* [What the task asks] Copy all the material that follows, keeping every character the same.

* [Material provided]

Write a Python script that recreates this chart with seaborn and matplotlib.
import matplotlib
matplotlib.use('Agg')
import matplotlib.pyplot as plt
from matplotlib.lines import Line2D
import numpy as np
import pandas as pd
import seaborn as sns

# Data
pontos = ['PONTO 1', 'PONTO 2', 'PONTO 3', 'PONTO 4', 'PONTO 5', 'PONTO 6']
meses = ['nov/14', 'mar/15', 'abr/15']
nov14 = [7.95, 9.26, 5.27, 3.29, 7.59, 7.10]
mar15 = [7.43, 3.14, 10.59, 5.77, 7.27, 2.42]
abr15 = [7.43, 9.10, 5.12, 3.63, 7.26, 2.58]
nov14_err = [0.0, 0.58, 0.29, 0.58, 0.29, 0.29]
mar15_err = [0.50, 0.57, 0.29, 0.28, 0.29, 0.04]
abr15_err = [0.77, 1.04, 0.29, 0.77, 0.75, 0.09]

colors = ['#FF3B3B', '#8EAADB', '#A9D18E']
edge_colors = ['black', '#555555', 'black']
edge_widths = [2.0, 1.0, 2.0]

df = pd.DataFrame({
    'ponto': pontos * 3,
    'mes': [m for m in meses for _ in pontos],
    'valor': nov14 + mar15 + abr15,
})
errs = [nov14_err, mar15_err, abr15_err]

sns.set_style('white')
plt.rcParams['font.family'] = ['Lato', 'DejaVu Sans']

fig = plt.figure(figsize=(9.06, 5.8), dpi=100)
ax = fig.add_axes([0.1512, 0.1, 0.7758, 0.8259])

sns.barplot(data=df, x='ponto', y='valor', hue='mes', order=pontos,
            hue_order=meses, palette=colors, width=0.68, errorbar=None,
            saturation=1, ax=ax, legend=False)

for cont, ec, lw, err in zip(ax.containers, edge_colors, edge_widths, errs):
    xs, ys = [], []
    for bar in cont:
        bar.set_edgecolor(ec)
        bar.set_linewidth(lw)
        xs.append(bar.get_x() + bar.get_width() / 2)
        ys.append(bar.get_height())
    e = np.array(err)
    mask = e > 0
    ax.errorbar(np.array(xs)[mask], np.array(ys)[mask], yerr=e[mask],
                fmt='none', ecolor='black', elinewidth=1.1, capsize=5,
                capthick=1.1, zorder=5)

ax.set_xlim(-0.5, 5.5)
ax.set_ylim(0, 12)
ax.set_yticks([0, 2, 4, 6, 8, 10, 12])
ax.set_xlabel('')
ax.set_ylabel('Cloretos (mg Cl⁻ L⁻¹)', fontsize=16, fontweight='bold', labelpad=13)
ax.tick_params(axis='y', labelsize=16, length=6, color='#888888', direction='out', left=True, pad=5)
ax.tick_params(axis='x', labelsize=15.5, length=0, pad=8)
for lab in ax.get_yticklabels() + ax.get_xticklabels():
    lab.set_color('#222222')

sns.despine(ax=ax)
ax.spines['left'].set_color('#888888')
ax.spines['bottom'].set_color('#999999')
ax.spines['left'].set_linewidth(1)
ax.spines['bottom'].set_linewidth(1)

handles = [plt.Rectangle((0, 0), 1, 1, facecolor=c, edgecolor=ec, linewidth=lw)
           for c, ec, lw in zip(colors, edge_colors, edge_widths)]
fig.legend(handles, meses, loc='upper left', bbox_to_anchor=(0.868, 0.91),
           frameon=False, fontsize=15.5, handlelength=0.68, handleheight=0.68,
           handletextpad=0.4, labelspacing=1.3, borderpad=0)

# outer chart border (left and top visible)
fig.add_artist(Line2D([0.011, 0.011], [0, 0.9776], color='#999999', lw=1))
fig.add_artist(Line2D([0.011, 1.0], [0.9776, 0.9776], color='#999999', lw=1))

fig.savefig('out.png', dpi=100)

* [Task result]
Write a Python script that recreates this chart with seaborn and matplotlib.
import matplotlib
matplotlib.use('Agg')
import matplotlib.pyplot as plt
from matplotlib.lines import Line2D
import numpy as np
import pandas as pd
import seaborn as sns

# Data
pontos = ['PONTO 1', 'PONTO 2', 'PONTO 3', 'PONTO 4', 'PONTO 5', 'PONTO 6']
meses = ['nov/14', 'mar/15', 'abr/15']
nov14 = [7.95, 9.26, 5.27, 3.29, 7.59, 7.10]
mar15 = [7.43, 3.14, 10.59, 5.77, 7.27, 2.42]
abr15 = [7.43, 9.10, 5.12, 3.63, 7.26, 2.58]
nov14_err = [0.0, 0.58, 0.29, 0.58, 0.29, 0.29]
mar15_err = [0.50, 0.57, 0.29, 0.28, 0.29, 0.04]
abr15_err = [0.77, 1.04, 0.29, 0.77, 0.75, 0.09]

colors = ['#FF3B3B', '#8EAADB', '#A9D18E']
edge_colors = ['black', '#555555', 'black']
edge_widths = [2.0, 1.0, 2.0]

df = pd.DataFrame({
    'ponto': pontos * 3,
    'mes': [m for m in meses for _ in pontos],
    'valor': nov14 + mar15 + abr15,
})
errs = [nov14_err, mar15_err, abr15_err]

sns.set_style('white')
plt.rcParams['font.family'] = ['Lato', 'DejaVu Sans']

fig = plt.figure(figsize=(9.06, 5.8), dpi=100)
ax = fig.add_axes([0.1512, 0.1, 0.7758, 0.8259])

sns.barplot(data=df, x='ponto', y='valor', hue='mes', order=pontos,
            hue_order=meses, palette=colors, width=0.68, errorbar=None,
            saturation=1, ax=ax, legend=False)

for cont, ec, lw, err in zip(ax.containers, edge_colors, edge_widths, errs):
    xs, ys = [], []
    for bar in cont:
        bar.set_edgecolor(ec)
        bar.set_linewidth(lw)
        xs.append(bar.get_x() + bar.get_width() / 2)
        ys.append(bar.get_height())
    e = np.array(err)
    mask = e > 0
    ax.errorbar(np.array(xs)[mask], np.array(ys)[mask], yerr=e[mask],
                fmt='none', ecolor='black', elinewidth=1.1, capsize=5,
                capthick=1.1, zorder=5)

ax.set_xlim(-0.5, 5.5)
ax.set_ylim(0, 12)
ax.set_yticks([0, 2, 4, 6, 8, 10, 12])
ax.set_xlabel('')
ax.set_ylabel('Cloretos (mg Cl⁻ L⁻¹)', fontsize=16, fontweight='bold', labelpad=13)
ax.tick_params(axis='y', labelsize=16, length=6, color='#888888', direction='out', left=True, pad=5)
ax.tick_params(axis='x', labelsize=15.5, length=0, pad=8)
for lab in ax.get_yticklabels() + ax.get_xticklabels():
    lab.set_color('#222222')

sns.despine(ax=ax)
ax.spines['left'].set_color('#888888')
ax.spines['bottom'].set_color('#999999')
ax.spines['left'].set_linewidth(1)
ax.spines['bottom'].set_linewidth(1)

handles = [plt.Rectangle((0, 0), 1, 1, facecolor=c, edgecolor=ec, linewidth=lw)
           for c, ec, lw in zip(colors, edge_colors, edge_widths)]
fig.legend(handles, meses, loc='upper left', bbox_to_anchor=(0.868, 0.91),
           frameon=False, fontsize=15.5, handlelength=0.68, handleheight=0.68,
           handletextpad=0.4, labelspacing=1.3, borderpad=0)

# outer chart border (left and top visible)
fig.add_artist(Line2D([0.011, 0.011], [0, 0.9776], color='#999999', lw=1))
fig.add_artist(Line2D([0.011, 1.0], [0.9776, 0.9776], color='#999999', lw=1))

fig.savefig('out.png', dpi=100)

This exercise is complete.